Reproduce exactly, and only, the lines of the material below running from the line bearing "Output the web" through the line bearing "1.4, 1.28, 1.12];". Leave any pictures out.

**DATA RECORDS**.
++++++++++++++++++++

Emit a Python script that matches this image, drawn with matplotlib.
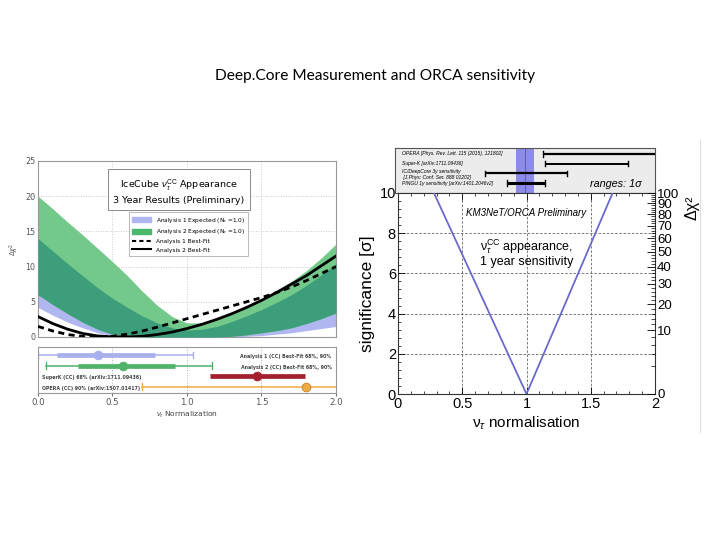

++++++++++++++++++++

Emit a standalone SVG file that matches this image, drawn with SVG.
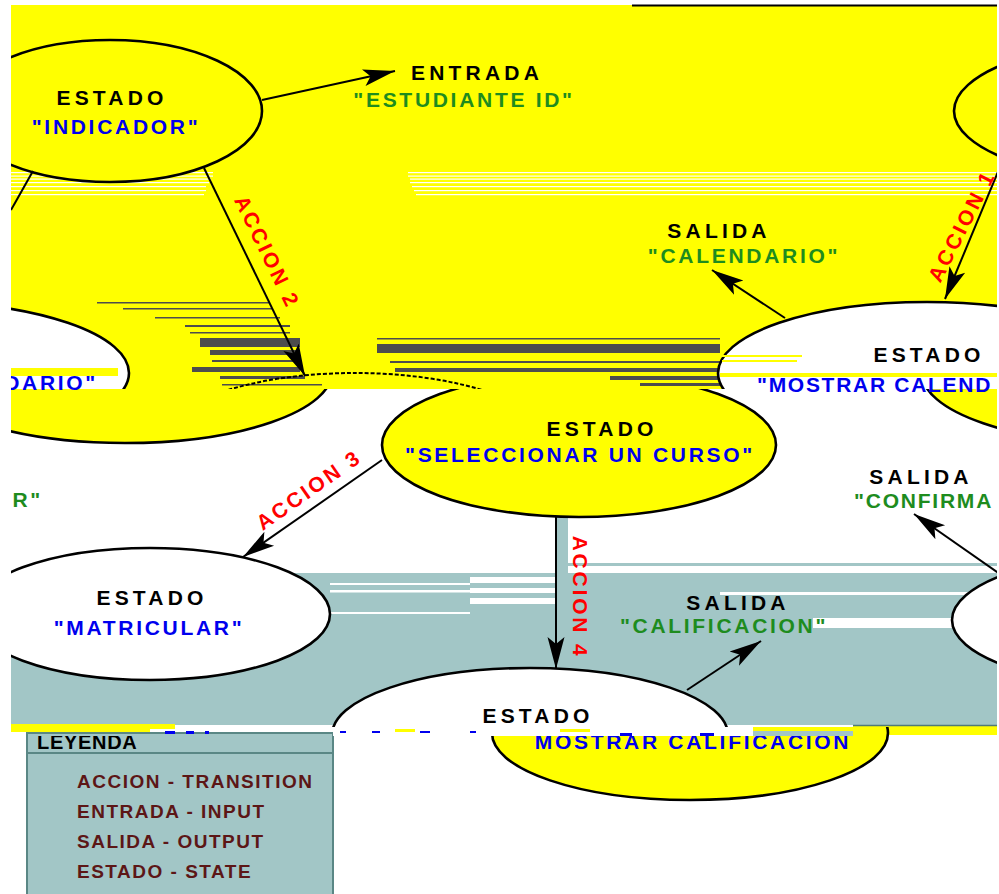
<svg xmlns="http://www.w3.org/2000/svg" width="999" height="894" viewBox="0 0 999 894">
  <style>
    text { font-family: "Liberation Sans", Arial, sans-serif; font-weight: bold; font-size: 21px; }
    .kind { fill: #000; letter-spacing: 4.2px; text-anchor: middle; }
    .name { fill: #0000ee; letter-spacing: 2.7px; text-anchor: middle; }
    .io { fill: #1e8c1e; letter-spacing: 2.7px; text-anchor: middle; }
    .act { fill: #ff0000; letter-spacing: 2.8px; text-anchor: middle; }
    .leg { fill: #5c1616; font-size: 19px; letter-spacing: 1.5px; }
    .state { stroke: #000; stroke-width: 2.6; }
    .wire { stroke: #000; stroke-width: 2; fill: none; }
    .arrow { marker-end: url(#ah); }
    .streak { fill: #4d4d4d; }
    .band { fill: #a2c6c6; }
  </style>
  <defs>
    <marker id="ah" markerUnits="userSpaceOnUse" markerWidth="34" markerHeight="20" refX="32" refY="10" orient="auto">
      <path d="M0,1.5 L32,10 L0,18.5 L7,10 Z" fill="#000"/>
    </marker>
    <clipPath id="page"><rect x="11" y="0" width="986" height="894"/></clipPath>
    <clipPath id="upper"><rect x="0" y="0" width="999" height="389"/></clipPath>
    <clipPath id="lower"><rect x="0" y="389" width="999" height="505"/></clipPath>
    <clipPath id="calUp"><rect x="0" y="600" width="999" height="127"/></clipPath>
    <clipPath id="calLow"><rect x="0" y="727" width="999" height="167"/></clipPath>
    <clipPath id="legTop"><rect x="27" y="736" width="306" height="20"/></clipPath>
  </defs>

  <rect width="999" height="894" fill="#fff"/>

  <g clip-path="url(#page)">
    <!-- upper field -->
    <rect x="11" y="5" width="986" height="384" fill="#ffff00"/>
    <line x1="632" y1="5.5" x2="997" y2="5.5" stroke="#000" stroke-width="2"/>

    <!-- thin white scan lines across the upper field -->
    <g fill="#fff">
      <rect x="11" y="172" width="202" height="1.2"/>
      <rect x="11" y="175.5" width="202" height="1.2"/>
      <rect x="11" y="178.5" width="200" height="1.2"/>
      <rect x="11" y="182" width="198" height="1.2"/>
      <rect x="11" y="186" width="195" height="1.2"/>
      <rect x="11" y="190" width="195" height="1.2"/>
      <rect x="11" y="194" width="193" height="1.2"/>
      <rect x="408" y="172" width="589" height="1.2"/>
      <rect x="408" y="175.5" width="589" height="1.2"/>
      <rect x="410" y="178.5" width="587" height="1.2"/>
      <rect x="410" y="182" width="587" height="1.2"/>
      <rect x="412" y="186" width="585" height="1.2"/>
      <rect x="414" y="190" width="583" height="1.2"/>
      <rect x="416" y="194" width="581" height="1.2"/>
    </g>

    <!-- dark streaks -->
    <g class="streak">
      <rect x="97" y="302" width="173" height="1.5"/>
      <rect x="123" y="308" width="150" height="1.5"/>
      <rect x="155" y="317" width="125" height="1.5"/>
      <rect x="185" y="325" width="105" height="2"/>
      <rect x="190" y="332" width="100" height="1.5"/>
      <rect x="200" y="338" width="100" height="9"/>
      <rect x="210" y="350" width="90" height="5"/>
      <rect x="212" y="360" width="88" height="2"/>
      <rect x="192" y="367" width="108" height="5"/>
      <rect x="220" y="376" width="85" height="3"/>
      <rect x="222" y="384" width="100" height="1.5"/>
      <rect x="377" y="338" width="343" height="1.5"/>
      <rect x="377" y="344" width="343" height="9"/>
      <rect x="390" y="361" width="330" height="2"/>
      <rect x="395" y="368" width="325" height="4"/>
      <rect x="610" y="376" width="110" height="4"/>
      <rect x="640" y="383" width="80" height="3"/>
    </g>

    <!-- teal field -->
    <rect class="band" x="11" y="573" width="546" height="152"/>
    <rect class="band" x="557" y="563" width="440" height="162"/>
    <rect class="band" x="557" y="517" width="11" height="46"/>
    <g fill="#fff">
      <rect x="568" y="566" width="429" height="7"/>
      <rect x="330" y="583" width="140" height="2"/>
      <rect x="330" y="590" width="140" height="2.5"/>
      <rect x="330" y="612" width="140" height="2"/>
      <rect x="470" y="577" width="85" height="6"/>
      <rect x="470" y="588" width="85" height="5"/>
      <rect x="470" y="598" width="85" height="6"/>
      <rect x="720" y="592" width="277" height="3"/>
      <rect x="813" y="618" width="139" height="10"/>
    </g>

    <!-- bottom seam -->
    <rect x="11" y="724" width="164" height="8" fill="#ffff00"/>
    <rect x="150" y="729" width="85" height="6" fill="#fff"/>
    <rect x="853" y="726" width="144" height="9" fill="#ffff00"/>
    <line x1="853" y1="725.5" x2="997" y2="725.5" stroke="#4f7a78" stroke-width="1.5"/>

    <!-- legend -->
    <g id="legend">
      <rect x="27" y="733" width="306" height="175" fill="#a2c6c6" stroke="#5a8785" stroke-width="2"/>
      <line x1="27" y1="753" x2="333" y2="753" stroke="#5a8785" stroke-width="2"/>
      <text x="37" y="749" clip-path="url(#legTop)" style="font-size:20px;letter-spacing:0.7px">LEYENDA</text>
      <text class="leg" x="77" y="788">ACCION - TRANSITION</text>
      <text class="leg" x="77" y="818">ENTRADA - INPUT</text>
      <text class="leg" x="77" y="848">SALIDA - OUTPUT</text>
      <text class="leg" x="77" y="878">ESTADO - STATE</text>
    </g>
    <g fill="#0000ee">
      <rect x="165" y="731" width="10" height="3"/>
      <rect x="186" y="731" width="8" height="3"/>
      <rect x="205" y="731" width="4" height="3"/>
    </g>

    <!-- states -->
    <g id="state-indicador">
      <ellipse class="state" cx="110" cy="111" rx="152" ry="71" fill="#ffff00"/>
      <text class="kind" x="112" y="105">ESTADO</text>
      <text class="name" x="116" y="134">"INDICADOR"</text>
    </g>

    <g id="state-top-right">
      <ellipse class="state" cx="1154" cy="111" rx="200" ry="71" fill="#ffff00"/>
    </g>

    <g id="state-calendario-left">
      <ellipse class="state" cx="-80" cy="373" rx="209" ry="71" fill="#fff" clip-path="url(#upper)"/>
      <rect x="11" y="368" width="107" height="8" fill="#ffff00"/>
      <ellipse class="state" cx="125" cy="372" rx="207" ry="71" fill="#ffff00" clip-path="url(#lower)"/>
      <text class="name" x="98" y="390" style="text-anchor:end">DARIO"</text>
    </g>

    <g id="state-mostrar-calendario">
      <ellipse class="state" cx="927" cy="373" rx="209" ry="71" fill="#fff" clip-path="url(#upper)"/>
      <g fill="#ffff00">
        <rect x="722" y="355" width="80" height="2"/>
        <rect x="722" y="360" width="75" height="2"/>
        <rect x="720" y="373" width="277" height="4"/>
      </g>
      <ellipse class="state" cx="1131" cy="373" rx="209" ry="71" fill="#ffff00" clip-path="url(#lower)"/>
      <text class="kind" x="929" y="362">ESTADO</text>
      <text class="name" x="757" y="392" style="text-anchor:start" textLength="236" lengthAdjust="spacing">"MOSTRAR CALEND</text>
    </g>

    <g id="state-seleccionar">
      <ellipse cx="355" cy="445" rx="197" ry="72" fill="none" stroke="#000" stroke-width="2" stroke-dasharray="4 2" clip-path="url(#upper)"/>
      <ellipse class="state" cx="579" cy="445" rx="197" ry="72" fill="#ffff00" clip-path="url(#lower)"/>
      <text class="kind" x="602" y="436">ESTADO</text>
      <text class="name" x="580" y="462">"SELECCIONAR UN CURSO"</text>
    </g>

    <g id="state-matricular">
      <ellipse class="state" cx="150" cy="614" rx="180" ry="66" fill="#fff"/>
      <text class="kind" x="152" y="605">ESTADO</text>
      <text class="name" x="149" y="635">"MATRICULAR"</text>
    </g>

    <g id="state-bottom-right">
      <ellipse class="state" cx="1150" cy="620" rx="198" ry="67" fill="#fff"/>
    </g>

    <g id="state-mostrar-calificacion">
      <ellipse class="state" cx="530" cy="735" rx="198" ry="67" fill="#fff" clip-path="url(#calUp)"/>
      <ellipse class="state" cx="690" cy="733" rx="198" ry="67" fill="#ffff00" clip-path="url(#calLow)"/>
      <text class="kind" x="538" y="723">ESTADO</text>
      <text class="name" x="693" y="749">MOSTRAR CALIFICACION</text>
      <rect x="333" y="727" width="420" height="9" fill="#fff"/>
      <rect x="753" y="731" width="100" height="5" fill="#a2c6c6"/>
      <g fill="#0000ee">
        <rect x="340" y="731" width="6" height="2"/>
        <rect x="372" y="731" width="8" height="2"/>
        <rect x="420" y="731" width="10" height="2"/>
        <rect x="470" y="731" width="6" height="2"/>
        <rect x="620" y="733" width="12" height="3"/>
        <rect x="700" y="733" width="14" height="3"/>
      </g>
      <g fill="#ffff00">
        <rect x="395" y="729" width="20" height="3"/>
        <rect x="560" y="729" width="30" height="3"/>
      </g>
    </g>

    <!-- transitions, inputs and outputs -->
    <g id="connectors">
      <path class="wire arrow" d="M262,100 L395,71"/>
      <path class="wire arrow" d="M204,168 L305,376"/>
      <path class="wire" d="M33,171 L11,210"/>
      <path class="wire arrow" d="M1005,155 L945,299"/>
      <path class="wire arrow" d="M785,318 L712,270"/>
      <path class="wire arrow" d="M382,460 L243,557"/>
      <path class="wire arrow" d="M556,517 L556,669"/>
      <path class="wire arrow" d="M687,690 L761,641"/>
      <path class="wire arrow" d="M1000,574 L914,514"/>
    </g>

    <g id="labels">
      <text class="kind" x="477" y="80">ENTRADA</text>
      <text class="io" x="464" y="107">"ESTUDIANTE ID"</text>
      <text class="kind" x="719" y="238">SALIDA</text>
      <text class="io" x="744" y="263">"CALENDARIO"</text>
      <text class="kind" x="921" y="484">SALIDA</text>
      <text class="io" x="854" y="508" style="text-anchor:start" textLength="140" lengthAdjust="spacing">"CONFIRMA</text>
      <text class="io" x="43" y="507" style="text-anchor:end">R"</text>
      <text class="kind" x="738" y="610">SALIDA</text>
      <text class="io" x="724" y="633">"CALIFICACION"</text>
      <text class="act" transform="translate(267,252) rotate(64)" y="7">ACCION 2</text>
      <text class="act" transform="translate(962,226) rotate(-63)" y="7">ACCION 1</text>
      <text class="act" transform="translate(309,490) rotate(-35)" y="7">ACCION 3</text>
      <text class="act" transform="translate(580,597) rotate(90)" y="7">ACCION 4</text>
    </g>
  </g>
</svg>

++++++++++++++++++++

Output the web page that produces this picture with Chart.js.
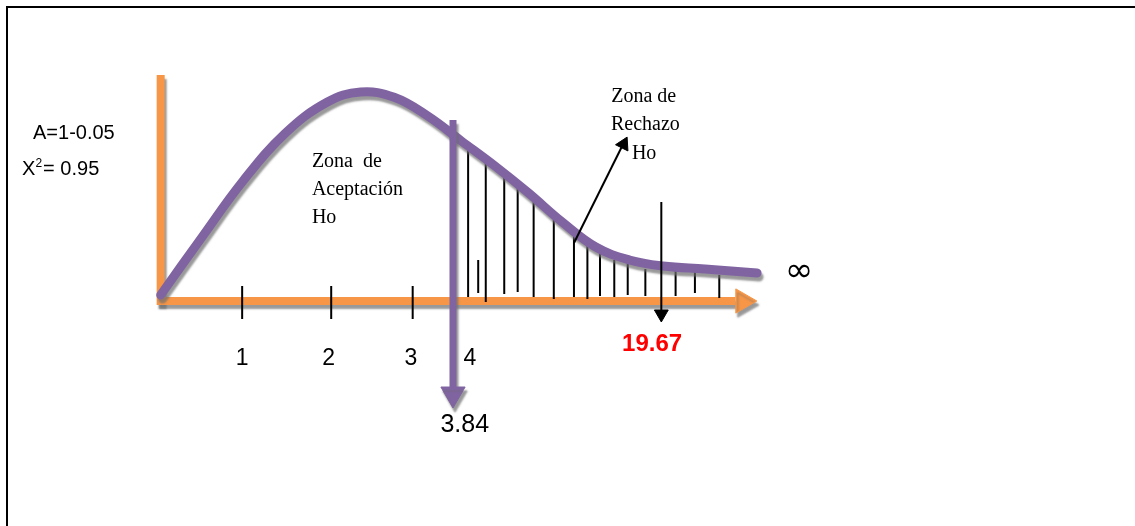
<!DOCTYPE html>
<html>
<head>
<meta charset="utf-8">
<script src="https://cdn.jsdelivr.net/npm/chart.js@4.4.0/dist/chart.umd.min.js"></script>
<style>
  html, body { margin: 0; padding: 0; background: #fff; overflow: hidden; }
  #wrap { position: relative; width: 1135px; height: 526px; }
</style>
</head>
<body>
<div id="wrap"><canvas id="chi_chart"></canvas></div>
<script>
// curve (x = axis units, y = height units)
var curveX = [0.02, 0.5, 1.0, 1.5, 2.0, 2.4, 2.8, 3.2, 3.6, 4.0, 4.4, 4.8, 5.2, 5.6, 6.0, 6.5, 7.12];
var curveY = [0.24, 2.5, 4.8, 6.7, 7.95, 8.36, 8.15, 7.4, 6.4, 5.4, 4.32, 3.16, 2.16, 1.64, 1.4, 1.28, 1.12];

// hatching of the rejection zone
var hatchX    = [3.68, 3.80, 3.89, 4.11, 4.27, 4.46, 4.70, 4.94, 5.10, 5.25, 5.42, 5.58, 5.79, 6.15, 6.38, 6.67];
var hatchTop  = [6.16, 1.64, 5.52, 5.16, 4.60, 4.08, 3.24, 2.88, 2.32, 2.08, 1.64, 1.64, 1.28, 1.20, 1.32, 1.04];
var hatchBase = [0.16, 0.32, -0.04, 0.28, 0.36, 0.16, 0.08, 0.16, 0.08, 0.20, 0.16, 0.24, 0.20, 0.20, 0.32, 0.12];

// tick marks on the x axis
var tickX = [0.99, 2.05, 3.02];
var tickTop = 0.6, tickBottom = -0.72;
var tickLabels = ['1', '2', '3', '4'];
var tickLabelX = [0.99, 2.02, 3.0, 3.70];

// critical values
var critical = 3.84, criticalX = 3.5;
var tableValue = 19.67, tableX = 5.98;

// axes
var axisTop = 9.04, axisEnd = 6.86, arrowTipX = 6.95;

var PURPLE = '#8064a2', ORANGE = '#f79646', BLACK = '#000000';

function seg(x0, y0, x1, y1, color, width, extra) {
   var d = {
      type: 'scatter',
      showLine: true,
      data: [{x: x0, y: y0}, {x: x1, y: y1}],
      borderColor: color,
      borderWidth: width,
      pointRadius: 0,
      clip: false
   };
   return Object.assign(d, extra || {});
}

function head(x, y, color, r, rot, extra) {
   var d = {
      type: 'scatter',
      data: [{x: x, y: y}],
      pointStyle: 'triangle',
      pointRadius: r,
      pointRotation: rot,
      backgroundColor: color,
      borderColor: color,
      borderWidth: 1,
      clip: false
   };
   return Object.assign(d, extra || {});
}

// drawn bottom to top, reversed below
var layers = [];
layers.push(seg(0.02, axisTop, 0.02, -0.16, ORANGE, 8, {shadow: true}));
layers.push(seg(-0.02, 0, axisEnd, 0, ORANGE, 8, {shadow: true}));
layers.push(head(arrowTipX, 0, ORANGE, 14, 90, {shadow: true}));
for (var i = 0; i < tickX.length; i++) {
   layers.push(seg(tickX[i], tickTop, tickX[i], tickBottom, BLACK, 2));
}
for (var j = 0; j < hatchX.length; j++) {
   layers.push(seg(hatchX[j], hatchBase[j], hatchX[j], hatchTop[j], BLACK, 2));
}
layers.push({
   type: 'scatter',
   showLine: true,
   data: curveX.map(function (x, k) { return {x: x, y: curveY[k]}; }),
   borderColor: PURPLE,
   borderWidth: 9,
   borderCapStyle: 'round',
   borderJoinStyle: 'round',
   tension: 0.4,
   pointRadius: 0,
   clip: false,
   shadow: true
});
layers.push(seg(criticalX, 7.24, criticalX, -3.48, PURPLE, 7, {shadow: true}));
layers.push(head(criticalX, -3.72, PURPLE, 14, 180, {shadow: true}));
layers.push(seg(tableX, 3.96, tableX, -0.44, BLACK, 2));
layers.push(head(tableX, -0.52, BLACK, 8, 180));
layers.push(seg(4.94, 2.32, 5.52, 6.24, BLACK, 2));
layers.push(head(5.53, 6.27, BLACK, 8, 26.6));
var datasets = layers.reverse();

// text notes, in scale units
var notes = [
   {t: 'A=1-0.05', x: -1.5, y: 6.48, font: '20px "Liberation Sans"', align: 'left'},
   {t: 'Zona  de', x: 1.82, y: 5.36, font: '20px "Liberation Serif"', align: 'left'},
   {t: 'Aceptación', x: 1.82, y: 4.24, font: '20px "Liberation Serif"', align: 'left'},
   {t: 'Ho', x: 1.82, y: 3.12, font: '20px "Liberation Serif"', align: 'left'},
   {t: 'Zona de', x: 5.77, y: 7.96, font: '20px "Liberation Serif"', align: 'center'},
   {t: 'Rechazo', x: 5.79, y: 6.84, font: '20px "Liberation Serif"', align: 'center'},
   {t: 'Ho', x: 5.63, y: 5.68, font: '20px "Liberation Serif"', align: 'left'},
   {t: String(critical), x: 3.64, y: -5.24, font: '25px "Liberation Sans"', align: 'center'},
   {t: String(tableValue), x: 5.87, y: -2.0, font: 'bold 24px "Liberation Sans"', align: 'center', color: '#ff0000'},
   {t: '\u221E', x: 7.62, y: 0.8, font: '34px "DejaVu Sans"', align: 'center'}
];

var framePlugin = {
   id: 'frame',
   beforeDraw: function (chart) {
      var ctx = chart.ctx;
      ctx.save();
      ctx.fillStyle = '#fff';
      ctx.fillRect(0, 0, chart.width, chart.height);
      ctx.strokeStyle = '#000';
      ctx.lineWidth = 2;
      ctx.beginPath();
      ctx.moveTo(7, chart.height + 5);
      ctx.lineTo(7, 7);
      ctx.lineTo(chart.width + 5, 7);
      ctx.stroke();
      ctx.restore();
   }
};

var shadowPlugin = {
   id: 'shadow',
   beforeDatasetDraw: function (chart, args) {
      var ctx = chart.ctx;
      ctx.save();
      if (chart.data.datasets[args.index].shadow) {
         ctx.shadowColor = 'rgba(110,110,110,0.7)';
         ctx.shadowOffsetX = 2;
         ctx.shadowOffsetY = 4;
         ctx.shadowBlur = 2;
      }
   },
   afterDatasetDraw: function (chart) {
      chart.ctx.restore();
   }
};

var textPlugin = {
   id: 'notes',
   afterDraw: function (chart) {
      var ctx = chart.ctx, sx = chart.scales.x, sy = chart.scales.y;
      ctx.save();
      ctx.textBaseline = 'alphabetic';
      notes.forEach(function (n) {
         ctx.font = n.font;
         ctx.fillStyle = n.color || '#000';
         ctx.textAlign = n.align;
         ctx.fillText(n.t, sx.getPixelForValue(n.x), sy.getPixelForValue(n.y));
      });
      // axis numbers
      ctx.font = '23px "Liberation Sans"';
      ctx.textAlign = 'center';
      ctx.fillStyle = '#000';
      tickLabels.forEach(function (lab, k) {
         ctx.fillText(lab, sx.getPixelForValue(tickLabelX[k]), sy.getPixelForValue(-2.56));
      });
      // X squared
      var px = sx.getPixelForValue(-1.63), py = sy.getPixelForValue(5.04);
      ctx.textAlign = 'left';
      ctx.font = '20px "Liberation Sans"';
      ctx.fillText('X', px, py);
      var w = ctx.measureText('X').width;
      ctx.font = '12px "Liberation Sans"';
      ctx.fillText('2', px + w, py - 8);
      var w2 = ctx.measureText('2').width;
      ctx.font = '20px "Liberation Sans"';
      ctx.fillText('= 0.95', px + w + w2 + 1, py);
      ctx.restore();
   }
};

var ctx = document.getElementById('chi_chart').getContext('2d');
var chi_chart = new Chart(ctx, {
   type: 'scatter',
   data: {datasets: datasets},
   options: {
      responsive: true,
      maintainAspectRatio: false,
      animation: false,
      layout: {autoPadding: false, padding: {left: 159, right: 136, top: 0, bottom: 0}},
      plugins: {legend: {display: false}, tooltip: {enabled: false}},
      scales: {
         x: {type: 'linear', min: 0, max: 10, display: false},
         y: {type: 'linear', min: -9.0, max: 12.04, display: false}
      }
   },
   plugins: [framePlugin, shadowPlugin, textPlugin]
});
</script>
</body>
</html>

++++++++++++++++++++

**PROBLEM SOLUTION**.
Output the web page that produces this picture with Chart.js.
<!DOCTYPE html>
<html>
<head>
<meta charset="utf-8">
<script src="https://cdn.jsdelivr.net/npm/chart.js@4.4.0/dist/chart.umd.min.js"></script>
<style>
  html, body { margin: 0; padding: 0; background: #fff; overflow: hidden; }
  #wrap { position: relative; width: 1135px; height: 526px; }
</style>
</head>
<body>
<div id="wrap"><canvas id="chi_chart"></canvas></div>
<script>
// curve (x = axis units, y = height units)
var curveX = [0.02, 0.5, 1.0, 1.5, 2.0, 2.4, 2.8, 3.2, 3.6, 4.0, 4.4, 4.8, 5.2, 5.6, 6.0, 6.5, 7.12];
var curveY = [0.24, 2.5, 4.8, 6.7, 7.95, 8.36, 8.15, 7.4, 6.4, 5.4, 4.32, 3.16, 2.16, 1.64, 1.4, 1.28, 1.12];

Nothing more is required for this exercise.